◆ PROVIDED DATA
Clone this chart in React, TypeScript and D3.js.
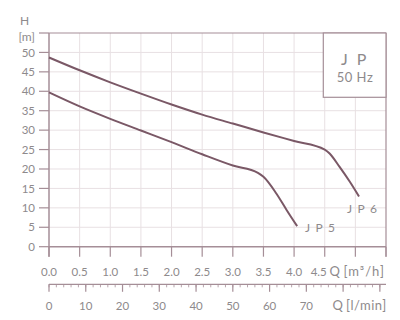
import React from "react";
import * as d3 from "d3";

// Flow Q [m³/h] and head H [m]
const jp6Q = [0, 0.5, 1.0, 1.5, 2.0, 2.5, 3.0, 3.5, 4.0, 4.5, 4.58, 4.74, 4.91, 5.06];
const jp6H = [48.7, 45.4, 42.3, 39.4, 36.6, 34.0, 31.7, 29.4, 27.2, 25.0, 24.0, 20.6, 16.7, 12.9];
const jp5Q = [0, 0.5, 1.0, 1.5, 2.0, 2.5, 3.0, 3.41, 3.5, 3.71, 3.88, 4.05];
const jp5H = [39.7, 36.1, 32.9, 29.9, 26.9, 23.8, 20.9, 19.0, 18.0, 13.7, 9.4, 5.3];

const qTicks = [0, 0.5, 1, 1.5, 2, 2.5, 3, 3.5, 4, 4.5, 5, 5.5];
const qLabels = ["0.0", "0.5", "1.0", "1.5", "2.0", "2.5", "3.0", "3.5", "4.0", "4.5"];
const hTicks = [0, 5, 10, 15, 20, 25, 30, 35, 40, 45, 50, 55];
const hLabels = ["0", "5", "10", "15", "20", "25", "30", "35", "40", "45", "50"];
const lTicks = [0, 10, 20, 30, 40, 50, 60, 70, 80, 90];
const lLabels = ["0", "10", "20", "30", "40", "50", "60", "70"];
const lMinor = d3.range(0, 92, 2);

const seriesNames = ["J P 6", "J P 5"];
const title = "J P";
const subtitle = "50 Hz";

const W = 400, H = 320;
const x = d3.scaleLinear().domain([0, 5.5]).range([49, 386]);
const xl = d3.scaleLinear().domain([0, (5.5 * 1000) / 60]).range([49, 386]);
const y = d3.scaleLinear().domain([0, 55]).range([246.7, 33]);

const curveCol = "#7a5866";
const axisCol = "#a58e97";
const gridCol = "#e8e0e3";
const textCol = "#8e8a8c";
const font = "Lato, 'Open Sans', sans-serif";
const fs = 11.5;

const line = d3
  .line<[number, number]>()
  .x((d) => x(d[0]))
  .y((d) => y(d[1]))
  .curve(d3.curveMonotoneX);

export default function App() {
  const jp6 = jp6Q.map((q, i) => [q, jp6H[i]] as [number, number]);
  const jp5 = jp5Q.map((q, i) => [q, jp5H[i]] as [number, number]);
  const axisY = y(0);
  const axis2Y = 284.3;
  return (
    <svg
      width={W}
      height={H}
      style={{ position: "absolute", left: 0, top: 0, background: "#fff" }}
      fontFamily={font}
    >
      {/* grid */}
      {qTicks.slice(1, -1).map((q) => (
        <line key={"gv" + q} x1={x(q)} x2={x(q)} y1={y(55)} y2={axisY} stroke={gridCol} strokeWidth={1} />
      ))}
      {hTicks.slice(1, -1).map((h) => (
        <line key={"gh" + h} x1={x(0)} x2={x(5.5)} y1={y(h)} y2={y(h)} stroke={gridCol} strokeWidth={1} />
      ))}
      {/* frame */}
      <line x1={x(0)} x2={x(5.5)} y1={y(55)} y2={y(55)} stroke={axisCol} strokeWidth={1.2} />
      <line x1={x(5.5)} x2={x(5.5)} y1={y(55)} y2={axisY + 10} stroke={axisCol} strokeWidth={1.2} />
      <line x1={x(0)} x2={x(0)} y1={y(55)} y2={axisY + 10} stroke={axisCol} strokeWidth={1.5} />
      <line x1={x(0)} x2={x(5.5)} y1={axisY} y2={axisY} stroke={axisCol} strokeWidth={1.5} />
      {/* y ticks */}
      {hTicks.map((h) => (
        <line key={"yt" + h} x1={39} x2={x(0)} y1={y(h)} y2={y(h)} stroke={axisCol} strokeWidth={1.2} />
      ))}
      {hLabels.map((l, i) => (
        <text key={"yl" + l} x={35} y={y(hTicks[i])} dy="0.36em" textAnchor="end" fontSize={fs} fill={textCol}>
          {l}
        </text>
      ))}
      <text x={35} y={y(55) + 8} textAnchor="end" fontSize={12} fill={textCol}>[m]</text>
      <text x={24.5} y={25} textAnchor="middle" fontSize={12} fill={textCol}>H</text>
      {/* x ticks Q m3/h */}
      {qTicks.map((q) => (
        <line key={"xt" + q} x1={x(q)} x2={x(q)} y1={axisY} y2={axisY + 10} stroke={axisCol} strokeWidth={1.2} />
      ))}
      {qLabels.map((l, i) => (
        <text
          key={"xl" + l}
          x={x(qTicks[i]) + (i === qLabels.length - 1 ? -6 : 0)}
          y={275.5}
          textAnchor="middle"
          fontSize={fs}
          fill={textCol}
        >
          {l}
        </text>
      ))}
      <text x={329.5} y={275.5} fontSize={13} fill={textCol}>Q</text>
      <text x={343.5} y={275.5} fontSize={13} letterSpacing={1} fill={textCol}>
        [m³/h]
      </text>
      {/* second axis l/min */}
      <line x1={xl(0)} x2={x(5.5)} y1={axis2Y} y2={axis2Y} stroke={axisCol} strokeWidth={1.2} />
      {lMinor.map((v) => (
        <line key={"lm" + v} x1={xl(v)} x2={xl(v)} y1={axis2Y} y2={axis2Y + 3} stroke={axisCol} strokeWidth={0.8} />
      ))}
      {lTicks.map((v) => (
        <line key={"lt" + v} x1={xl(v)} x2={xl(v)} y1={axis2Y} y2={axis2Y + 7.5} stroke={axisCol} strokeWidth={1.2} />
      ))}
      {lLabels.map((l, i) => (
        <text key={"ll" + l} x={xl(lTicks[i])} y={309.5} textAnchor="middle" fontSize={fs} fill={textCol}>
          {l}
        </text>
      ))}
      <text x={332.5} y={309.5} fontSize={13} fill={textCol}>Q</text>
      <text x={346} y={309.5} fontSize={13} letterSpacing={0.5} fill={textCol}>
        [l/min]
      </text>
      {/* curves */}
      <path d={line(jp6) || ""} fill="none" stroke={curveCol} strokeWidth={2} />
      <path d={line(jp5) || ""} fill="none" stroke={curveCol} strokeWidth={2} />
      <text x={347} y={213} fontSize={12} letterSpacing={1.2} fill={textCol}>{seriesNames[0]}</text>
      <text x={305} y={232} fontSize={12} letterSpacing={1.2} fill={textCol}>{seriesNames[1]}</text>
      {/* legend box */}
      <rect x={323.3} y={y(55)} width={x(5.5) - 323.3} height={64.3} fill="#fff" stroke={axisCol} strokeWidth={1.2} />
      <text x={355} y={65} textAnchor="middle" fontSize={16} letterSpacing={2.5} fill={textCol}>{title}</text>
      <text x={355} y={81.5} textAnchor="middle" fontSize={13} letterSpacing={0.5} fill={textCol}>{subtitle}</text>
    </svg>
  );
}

◆ TASK TO CARRY OUT
Reproduce every line of the listing above in which the string "React" appears.

◆ EXERCISE OUTPUT
Clone this chart in React, TypeScript and D3.js.
import React from "react";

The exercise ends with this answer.